Biography of Virginia Satir
Virginia Satir (26 June 1916 – 10 September 1988) was an American author and psychotherapist, known especially for her approach to family therapy and her work with Systemic Constellations. She is widely regarded as the "Mother of Family Therapy" Her most well-known books are Conjoint Family Therapy, 1964, Peoplemaking, 1972, and The New Peoplemaking, 1988.
She is also known for creating the Virginia Satir Change Process Model, a psychological model developed through clinical studies. Change management and organizational gurus of the 1990s and 2000s embrace this model to define how change impacts organizations.
Virginia Satir was born 26 June 1916 in Neillsville, Wisconsin, the eldest of five children born to Oscar Alfred Reinnard Pagenkopf and Minnie Happe Pagenkopf. When she was five years old, Satir suffered from appendicitis. Her mother, a devout Christian Scientist, refused to take her to a doctor. By the time Satir's father decided to overrule his wife, the young girl's appendix had ruptured. Doctors were able to save her life, but Satir was forced to stay in the hospital for several months.
A curious child, Satir taught herself to read by age three, and by nine had read all of the books in the library of her small one-room school. When she was five, Satir decided that she would grow up to be "a children's detective on parents." She later explained that "I didn't quite know what I would look for, but I realized a lot went on in families that didn't meet the eye."

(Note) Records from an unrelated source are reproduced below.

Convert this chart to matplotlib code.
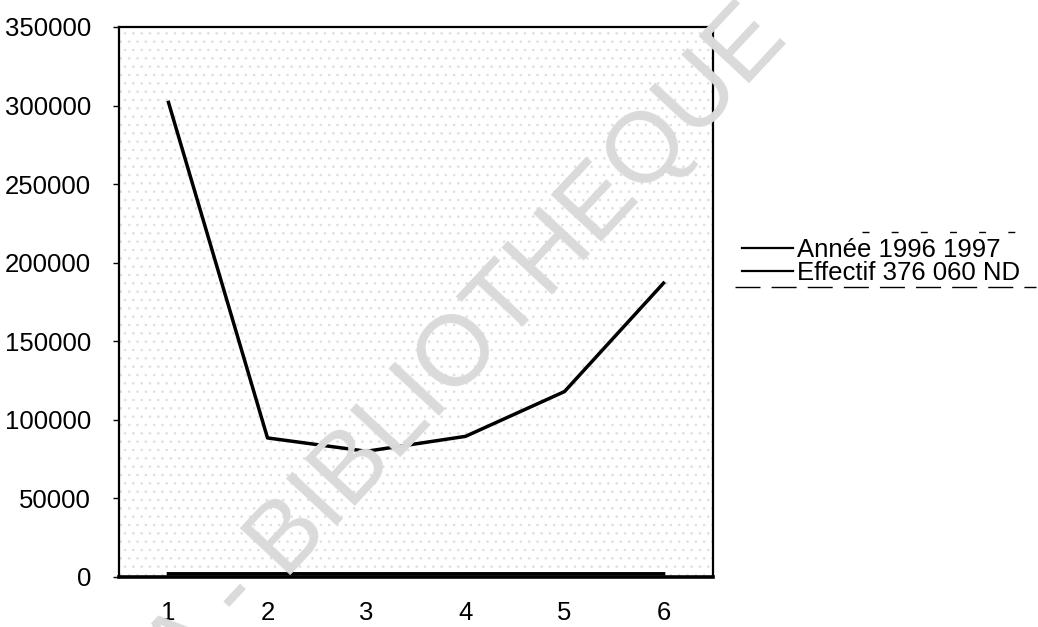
import matplotlib.pyplot as plt
from matplotlib.lines import Line2D

# Données
categories = [1, 2, 3, 4, 5, 6]
effectif = [302000, 88500, 80000, 89500, 118000, 187000]
annee = [1996, 1997, 1998, 1999, 2000, 2001]
y_ticks = [0, 50000, 100000, 150000, 200000, 250000, 300000, 350000]
labels = ["Année 1996 1997", "Effectif 376 060 ND"]

plt.rcParams['font.family'] = ['Liberation Sans', 'DejaVu Sans']
plt.rcParams['hatch.linewidth'] = 0.6

fig = plt.figure(figsize=(10.38, 6.27), dpi=100)
ax = fig.add_axes([119 / 1038, 50 / 627, 594 / 1038, 550 / 627])

# fond tramé de la zone de tracé
ax.set_facecolor('white')
ax.fill_between([0.5, 6.5], 0, 350000, facecolor='white', edgecolor='#dedede',
                hatch='..', linewidth=0, zorder=0)

l1, = ax.plot(categories, annee, color='black', linewidth=2.6, zorder=3)
l2, = ax.plot(categories, effectif, color='black', linewidth=2.5, zorder=3)

ax.set_xlim(0.5, 6.5)
ax.set_ylim(0, 350000)
ax.set_xticks(categories)
ax.set_xticklabels([str(c) for c in categories])
ax.set_yticks(y_ticks)
ax.set_yticklabels([str(v) for v in y_ticks])
ax.tick_params(axis='y', length=4, width=1, direction='out', pad=16, labelsize=18.5)
ax.tick_params(axis='x', length=0, pad=17, labelsize=18.5)

for s in ax.spines.values():
    s.set_linewidth(1.6)
    s.set_color('black')
ax.spines['bottom'].set_linewidth(2.6)

# filigrane
fig.text(790 / 1038, 1 - 40 / 627, "CODESRIA - BIBLIOTHEQUE", fontsize=72,
         color='#dadada', rotation=47, rotation_mode='anchor',
         ha='right', va='baseline', zorder=5)

leg = fig.legend([l1, l2], labels, loc='upper left',
                 bbox_to_anchor=(742 / 1038, 1 - 238 / 627),
                 frameon=False, fontsize=18.5, handlelength=2.0,
                 handletextpad=0.15, labelspacing=-0.05, borderpad=0,
                 borderaxespad=0)
for h in leg.legend_handles:
    h.set_linewidth(1.6)

# bordure de légende à moitié effacée par le scan
fig.add_artist(Line2D([862 / 1038, 1034 / 1038], [1 - 232 / 627] * 2,
                      color='black', linewidth=1, dashes=(5, 16)))
fig.add_artist(Line2D([735 / 1038, 1036 / 1038], [1 - 287 / 627] * 2,
                      color='black', linewidth=1, dashes=(18, 8)))

fig.savefig('out.png', dpi=100)
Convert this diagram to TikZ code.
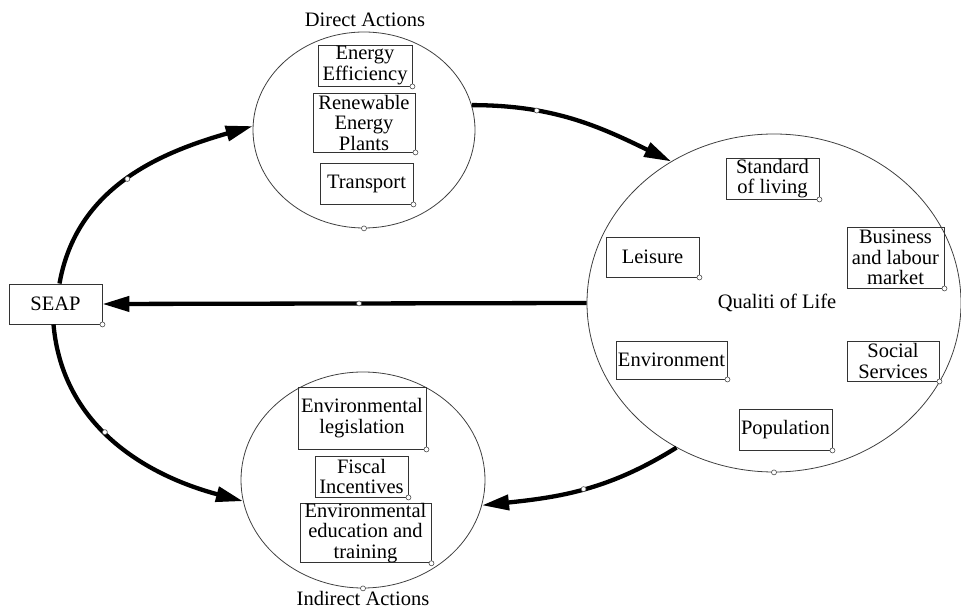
\documentclass[tikz,border=0pt]{standalone}
\usepackage{fontspec}
\setmainfont{Liberation Serif}
\usetikzlibrary{shapes.geometric,arrows.meta}
\begin{document}
\begin{tikzpicture}[x=1pt,y=1pt,
  every node/.style={font=\fontsize{20.5}{20.5}\selectfont},
  bx/.style={draw=black!80,line width=0.9pt,rectangle,inner sep=0pt,align=center},
  ell/.style={draw=black!75,line width=0.8pt,ellipse,inner sep=0pt},
  conn/.style={line width=4.3pt,-{Triangle[length=27pt,width=15pt]}},
  handle/.style={circle,draw=black!70,fill=white,line width=0.6pt,inner sep=0pt,minimum size=5pt}]
\useasboundingbox (0,0) rectangle (961,613);
% ellipses
\node[ell,minimum width=222,minimum height=196] (da) at (364,483) {};
\node[ell,minimum width=374,minimum height=338] (ql) at (774,310) {};
\node[ell,minimum width=244,minimum height=216] (ia) at (363,133) {};
\node (dalab) at (365,593) {Direct Actions};
\node (ialab) at (363,15) {Indirect Actions};
\node (qltxt) at (777,310) {Qualiti of Life};
% boxes
\node[bx,minimum width=94,minimum height=41] (ee) at (365,547.5) {Energy\\Efficiency};
\node[bx,minimum width=102,minimum height=59] (rep) at (364,490.5) {Renewable\\Energy\\Plants};
\node[bx,minimum width=93,minimum height=41] (tr) at (366.5,429.5) {Transport};
\node[bx,minimum width=93,minimum height=41] (sl) at (772.5,434.5) {Standard\\of living};
\node[bx,minimum width=97,minimum height=61] (bl) at (895.5,355.5) {Business\\and labour\\market};
\node[bx,minimum width=93,minimum height=40] (le) at (652.5,356) {Leisure};
\node[bx,minimum width=111,minimum height=38] (en) at (671.5,253) {Environment};
\node[bx,minimum width=92,minimum height=40] (ss) at (893,252) {Social\\Services};
\node[bx,minimum width=93,minimum height=41] (po) at (785.5,183.5) {Population};
\node[bx,minimum width=128,minimum height=62] (el) at (362,195) {Environmental\\legislation};
\node[bx,minimum width=93,minimum height=41] (fi) at (361.5,136.5) {Fiscal\\Incentives};
\node[bx,minimum width=131,minimum height=58] (eet) at (365.5,80) {Environmental\\education and\\training};
\node[bx,minimum width=93,minimum height=40] (seap) at (55.5,309) {SEAP};
% connectors
\draw[conn] ([xshift=4]seap.north) to[out=80,in=196] node[handle,pos=0.5]{} (da.178);
\draw[conn] (da.13) to[out=0,in=154] node[handle,pos=0.3]{} (ql.126);
\draw[conn] (ql.west) -- node[handle,pos=0.47]{} (seap.east);
\draw[conn] (ql.-124) to[out=212,in=6] node[handle,pos=0.5]{} (ia.-12);
\draw[conn] ([xshift=-2]seap.south) to[out=-85,in=165] node[handle,pos=0.45]{} (ia.190);
% handles
\foreach \n in {ee,rep,tr,sl,bl,le,en,ss,po,el,fi,eet,seap} {\node[handle] at (\n.south east) {};}
\foreach \n in {da,ql,ia} {\node[handle] at (\n.south) {};}
\end{tikzpicture}
\end{document}
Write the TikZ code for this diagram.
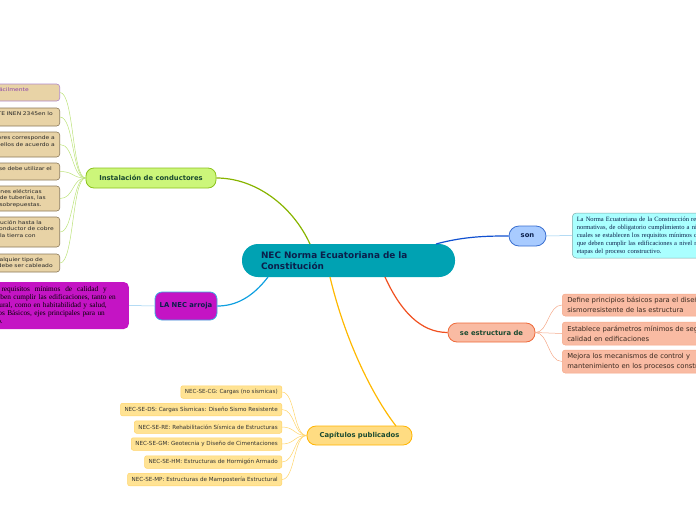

In 1929, her mother insisted that the family move from their farm to Milwaukee so that Satir could attend high school. Satir's high school years coincided with the Great Depression, and to help her family she took a part-time job and also attended as many courses as she could so that she could graduate early. In 1932, she received her high school diploma and promptly enrolled in Milwaukee State Teachers College (now University of Wisconsin–Milwaukee.) To pay for her education she worked part-time for the Works Projects Administration and for Gimbels Department Store and further supplemented her income by babysitting.